Architektenkongress: Stadt 4.0 - Fata Morgana oder Lösung?

Kernaussagen der Vorträge des diesjährigen Internationalen Architektenkongresses der Architektenkammer Nordrhein-Westfalen (30.05.-03.06.2018) in Rotterdam.

19. Juni 2018von Dr. Frank Maier-Solgk

"Da haben Sie uns einiges mit auf den Weg gegeben." Der Dank des Präsidenten der Architektenkammer NRW an die 16 Referenten des Architektenkongresses in Rotterdam galt Vorträgen, die analytisch scharf, historisch profund und dennoch unterhaltsam waren. Die in hohem Maß zum Nachdenken anregten und die nach Rotterdam zum Internationalen Architektenkongress der AKNW angereisten 250 Zuhörer vielfach fesselten.

Es ging um die Leitbilder für die Stadt des 21. Jahrhunderts, die nicht zuletzt mit Konflikten auf sozialem,aber auch politischem und wirtschaftlichem Feld konfrontiert sein werden.
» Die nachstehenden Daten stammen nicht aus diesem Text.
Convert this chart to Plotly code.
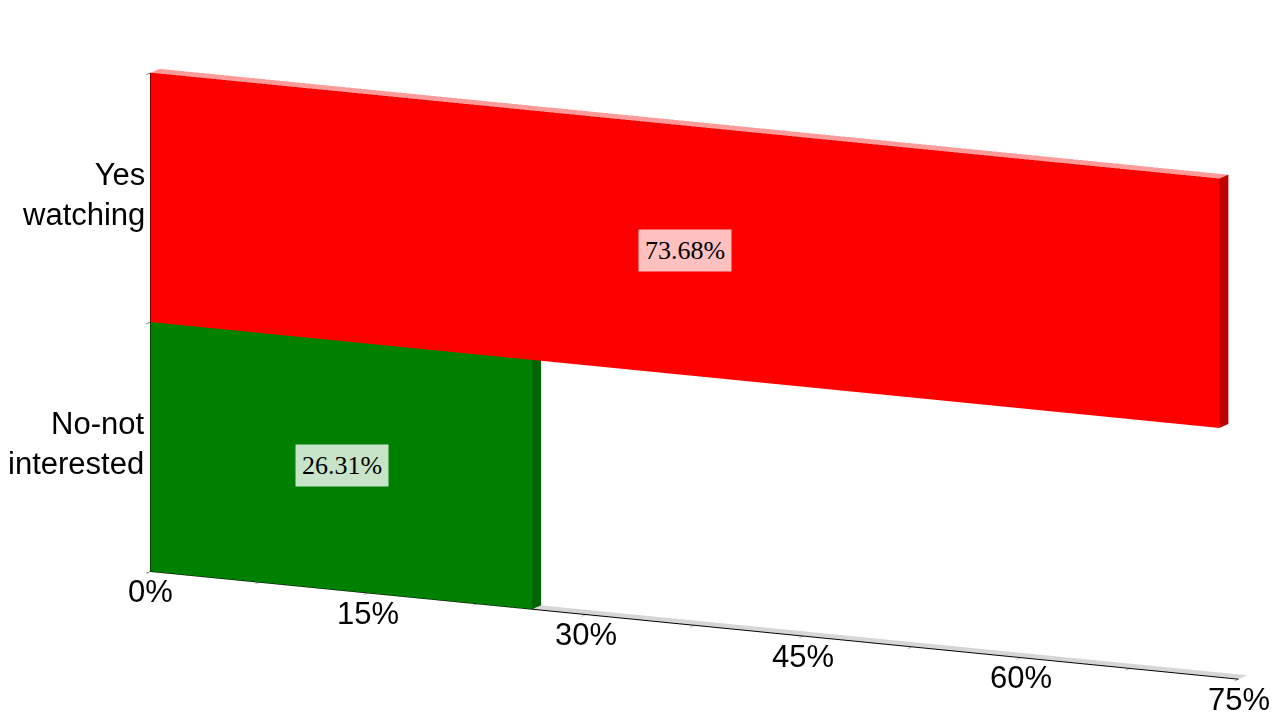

Wie auf Krisensituationen und den heutigen Entwicklungsdruck auf Städte planerisch zu reagieren ist, war eine der zentralen Fragen der Tagung. Den Zukunftsvisionen, sei es die der smarten oder digitalen Stadt 4.0, begegnete man überwiegend mit einer vielleicht ganz gesunden Skepsis. In Sichtweite der Hochhäuser der im Krieg zerstörten und sich heute rapide verändernden Metropole Rotterdam, die der stellvertretende Bürgermeister der Stadt, Robert Simons, bei seiner Begrüßung als „wichtigsten Hafen von NRW“ vorstellte, wurde deutlich, dass auch hier die Idee der europäischen Stadt noch nicht ausgedient hat.Die europäische Stadt weiterentwickeln, Wohnen und Arbeiten stärker miteinander verschränken,sich von Trends wie Digitalisierung nicht treiben lassen, sondern aktiv gestalten– dies waren nur einige der Leitgedanken, welche die nordrhein-westfälische Ministerin für Heimat, Kommunales, Bau und Gleichstellung,Ina Scharrenbach, betonte. In NRW sei schon Vieles mit der neuen Landesbauordnung in die Wege geleitet worden, wobei die Ministerin das Primat der Innen- vor Außenverdichtung ebenso hervorhob wie die Verbesserung der Möglichkeiten von Ausbau und Aufstockung, die Lockerung des Stellplatznachweises und die Anpassung der Abstandsvorschriften.

Tradition und Fortschritt

Ein wichtiges Thema sei aktuell die Bebauung von innerstädtischen Brachen. „Wir wollen diese Flächen in den Markt bekommen“, so die Ministerin. Der Stärkung von Stadt- und Ortskerne wiederum diene die neue Initiative„Zukunft Innenstadt NRW“. Städte sollen sich entwickeln dürfen, so Ministerin Scharrenbach, wozu auch eine Liberalisierung des Landesentwicklungsplans gehöre. Wachstum aktiv gestaltet, Offenheit für neue Technologien,aber im Sinne der europäischen Stadt: die Bauministerin brach eine Lanze für eine neue, dynamische Verbindung von Tradition und Fortschritt. Soziologisch gesehen ist die Stadt der Ort, wo zusammenkommt, was eigentlich nicht zusammengehört, wo Fremdheit in Form von unterschiedlichen sozialen, religiösen, nationalen Backgrounds zu Hause ist, postulierte Prof. Dr. Armin Nassehi, Soziologe an der Ludwig-Maximilians-Universität in München.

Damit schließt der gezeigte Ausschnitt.